Task:
Output all entries verbatim. Skip pictures.

Rows from a dataset:

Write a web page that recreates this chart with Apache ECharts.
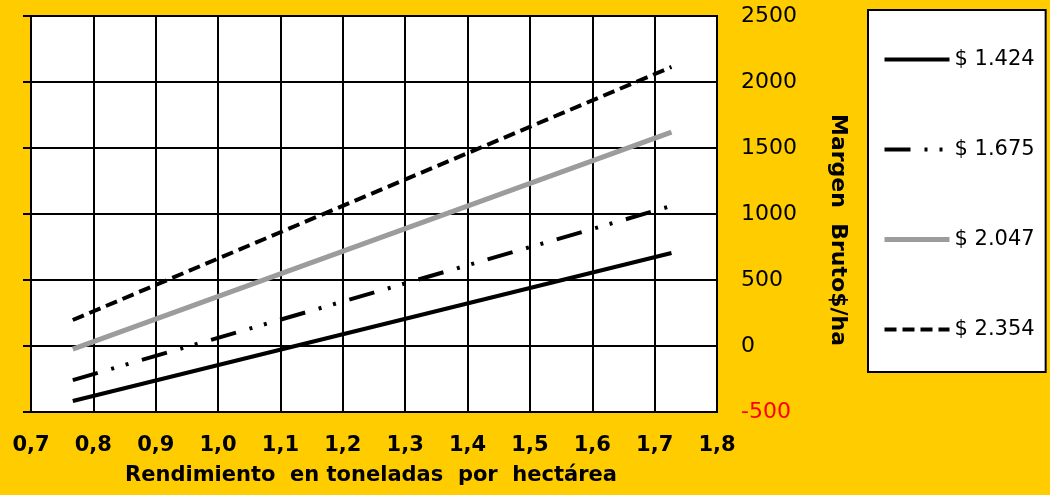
<!DOCTYPE html>
<html>
<head>
<meta charset="utf-8">
<script src="https://cdn.jsdelivr.net/npm/echarts@6/dist/echarts.min.js"></script>
<style>
html,body{margin:0;padding:0;background:#FFCC00;}
#chart{width:1050px;height:495px;}
</style>
</head>
<body>
<div id="chart"></div>
<script>
// Data
const yields = [0.767, 1.727];               // t/ha (start, end of each line)
const seriesNames = ['$ 1.424', '$ 1.675', '$ 2.047', '$ 2.354'];
const margin1424 = [-417, 705];
const margin1675 = [-258, 1061];
const margin2047 = [-23, 1621];
const margin2354 = [197, 2114];
const xTicks = [0.7, 0.8, 0.9, 1.0, 1.1, 1.2, 1.3, 1.4, 1.5, 1.6, 1.7, 1.8];
const yTicks = [-500, 0, 500, 1000, 1500, 2000, 2500];
const xTitle = 'Rendimiento  en toneladas  por  hectárea';
const yTitle = 'Margen  Bruto$/ha';

const FONT = '"DejaVu Sans", Verdana, sans-serif';
const pairs = (ys) => yields.map((x, i) => [x, ys[i]]);

const styles = [
  { color: '#000', width: 4, type: 'solid' },
  { color: '#000', width: 4, type: [26, 14, 3, 12, 3, 14] },
  { color: '#9c9c9c', width: 5, type: 'solid' },
  { color: '#000', width: 4, type: [12, 6] }
];
const dataSets = [margin1424, margin1675, margin2047, margin2354];

const chart = echarts.init(document.getElementById('chart'));

const option = {
  backgroundColor: '#FFCC00',
  animation: false,
  grid: {
    left: 31, top: 16, width: 686, height: 396,
    show: true, backgroundColor: '#ffffff', borderColor: '#000', borderWidth: 2
  },
  xAxis: [{
    type: 'value', min: xTicks[0], max: xTicks[xTicks.length - 1], interval: 0.1,
    position: 'bottom',
    axisLine: { show: false },
    axisTick: { show: false },
    splitLine: { show: true, lineStyle: { color: '#000', width: 2 } },
    axisLabel: {
      margin: 23, color: '#000', fontFamily: FONT, fontWeight: 'bold', fontSize: 21,
      formatter: v => v.toFixed(1).replace('.', ',')
    }
  }, {
    type: 'value', min: xTicks[0], max: xTicks[xTicks.length - 1], interval: 0.1,
    position: 'top',
    axisLine: { show: false },
    axisTick: { show: true, inside: false, length: 8, lineStyle: { color: '#000', width: 2 } },
    splitLine: { show: false },
    axisLabel: { show: false }
  }],
  yAxis: [{
    type: 'value', min: yTicks[0], max: yTicks[yTicks.length - 1], interval: 500,
    position: 'right',
    axisLine: { show: false },
    axisTick: { show: false },
    splitLine: { show: true, lineStyle: { color: '#000', width: 2 } },
    axisLabel: {
      margin: 24, fontFamily: FONT, fontSize: 22,
      formatter: v => String(v),
      color: v => (Number(v) < 0 ? '#FF0000' : '#000')
    }
  }, {
    type: 'value', min: yTicks[0], max: yTicks[yTicks.length - 1], interval: 500,
    position: 'left',
    axisLine: { show: false },
    axisTick: { show: true, inside: false, length: 8, lineStyle: { color: '#000', width: 2 } },
    splitLine: { show: false },
    axisLabel: { show: false }
  }],
  legend: {
    orient: 'vertical', left: 868, top: 10,
    backgroundColor: '#fff', borderColor: '#000', borderWidth: 2,
    padding: [39, 11, 32, 14],
    itemWidth: 65, itemHeight: 14, itemGap: 69,
    textStyle: { fontFamily: FONT, fontSize: 21, color: '#000' },
    data: seriesNames.map((n, i) => ({
      name: n,
      itemStyle: { opacity: 0 },
      lineStyle: { color: styles[i].color, width: styles[i].width, type: styles[i].type }
    }))
  },
  graphic: [{
    type: 'text', x: 371, y: 476,
    style: { text: xTitle, font: 'bold 21px ' + FONT, fill: '#000', align: 'center', verticalAlign: 'middle' }
  }, {
    type: 'text', x: 838, y: 230, rotation: -Math.PI / 2,
    style: { text: yTitle, font: 'bold 22px ' + FONT, fill: '#000', align: 'center', verticalAlign: 'middle' }
  }],
  series: seriesNames.map((n, i) => ({
    name: n, type: 'line', symbol: 'none', data: pairs(dataSets[i]),
    itemStyle: { color: styles[i].color },
    lineStyle: { color: styles[i].color, width: styles[i].width, type: styles[i].type }
  }))
};
chart.setOption(option);
</script>
</body>
</html>
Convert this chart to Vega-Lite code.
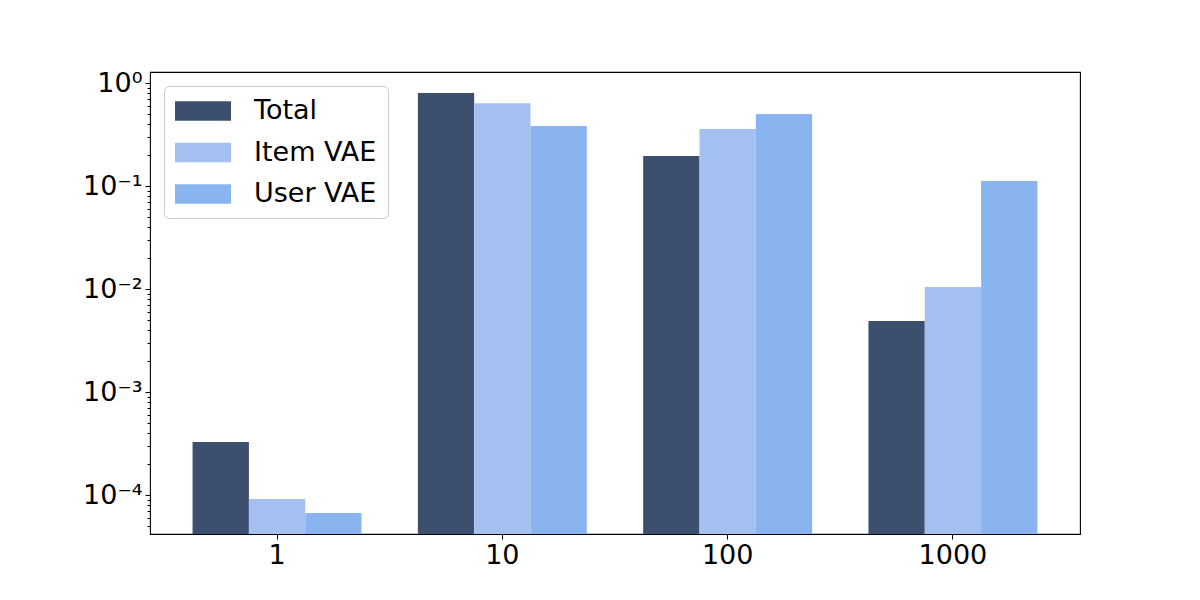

Answer to this exercise:
Write a web page that recreates this chart with Apache ECharts.
<!DOCTYPE html>
<html>
<head>
<meta charset="utf-8">
<script src="https://cdn.jsdelivr.net/npm/echarts@6/dist/echarts.min.js"></script>
<style>
html,body{margin:0;padding:0;background:#FFCC00;}
#chart{width:1050px;height:495px;}
</style>
</head>
<body>
<div id="chart"></div>
<script>
// Data
const yields = [0.767, 1.727];               // t/ha (start, end of each line)
const seriesNames = ['$ 1.424', '$ 1.675', '$ 2.047', '$ 2.354'];
const margin1424 = [-417, 705];
const margin1675 = [-258, 1061];
const margin2047 = [-23, 1621];
const margin2354 = [197, 2114];
const xTicks = [0.7, 0.8, 0.9, 1.0, 1.1, 1.2, 1.3, 1.4, 1.5, 1.6, 1.7, 1.8];
const yTicks = [-500, 0, 500, 1000, 1500, 2000, 2500];
const xTitle = 'Rendimiento  en toneladas  por  hectárea';
const yTitle = 'Margen  Bruto$/ha';

const FONT = '"DejaVu Sans", Verdana, sans-serif';
const pairs = (ys) => yields.map((x, i) => [x, ys[i]]);

const styles = [
  { color: '#000', width: 4, type: 'solid' },
  { color: '#000', width: 4, type: [26, 14, 3, 12, 3, 14] },
  { color: '#9c9c9c', width: 5, type: 'solid' },
  { color: '#000', width: 4, type: [12, 6] }
];
const dataSets = [margin1424, margin1675, margin2047, margin2354];

const chart = echarts.init(document.getElementById('chart'));

const option = {
  backgroundColor: '#FFCC00',
  animation: false,
  grid: {
    left: 31, top: 16, width: 686, height: 396,
    show: true, backgroundColor: '#ffffff', borderColor: '#000', borderWidth: 2
  },
  xAxis: [{
    type: 'value', min: xTicks[0], max: xTicks[xTicks.length - 1], interval: 0.1,
    position: 'bottom',
    axisLine: { show: false },
    axisTick: { show: false },
    splitLine: { show: true, lineStyle: { color: '#000', width: 2 } },
    axisLabel: {
      margin: 23, color: '#000', fontFamily: FONT, fontWeight: 'bold', fontSize: 21,
      formatter: v => v.toFixed(1).replace('.', ',')
    }
  }, {
    type: 'value', min: xTicks[0], max: xTicks[xTicks.length - 1], interval: 0.1,
    position: 'top',
    axisLine: { show: false },
    axisTick: { show: true, inside: false, length: 8, lineStyle: { color: '#000', width: 2 } },
    splitLine: { show: false },
    axisLabel: { show: false }
  }],
  yAxis: [{
    type: 'value', min: yTicks[0], max: yTicks[yTicks.length - 1], interval: 500,
    position: 'right',
    axisLine: { show: false },
    axisTick: { show: false },
    splitLine: { show: true, lineStyle: { color: '#000', width: 2 } },
    axisLabel: {
      margin: 24, fontFamily: FONT, fontSize: 22,
      formatter: v => String(v),
      color: v => (Number(v) < 0 ? '#FF0000' : '#000')
    }
  }, {
    type: 'value', min: yTicks[0], max: yTicks[yTicks.length - 1], interval: 500,
    position: 'left',
    axisLine: { show: false },
    axisTick: { show: true, inside: false, length: 8, lineStyle: { color: '#000', width: 2 } },
    splitLine: { show: false },
    axisLabel: { show: false }
  }],
  legend: {
    orient: 'vertical', left: 868, top: 10,
    backgroundColor: '#fff', borderColor: '#000', borderWidth: 2,
    padding: [39, 11, 32, 14],
    itemWidth: 65, itemHeight: 14, itemGap: 69,
    textStyle: { fontFamily: FONT, fontSize: 21, color: '#000' },
    data: seriesNames.map((n, i) => ({
      name: n,
      itemStyle: { opacity: 0 },
      lineStyle: { color: styles[i].color, width: styles[i].width, type: styles[i].type }
    }))
  },
  graphic: [{
    type: 'text', x: 371, y: 476,
    style: { text: xTitle, font: 'bold 21px ' + FONT, fill: '#000', align: 'center', verticalAlign: 'middle' }
  }, {
    type: 'text', x: 838, y: 230, rotation: -Math.PI / 2,
    style: { text: yTitle, font: 'bold 22px ' + FONT, fill: '#000', align: 'center', verticalAlign: 'middle' }
  }],
  series: seriesNames.map((n, i) => ({
    name: n, type: 'line', symbol: 'none', data: pairs(dataSets[i]),
    itemStyle: { color: styles[i].color },
    lineStyle: { color: styles[i].color, width: styles[i].width, type: styles[i].type }
  }))
};
chart.setOption(option);
</script>
</body>
</html>
Convert this chart to Vega-Lite code.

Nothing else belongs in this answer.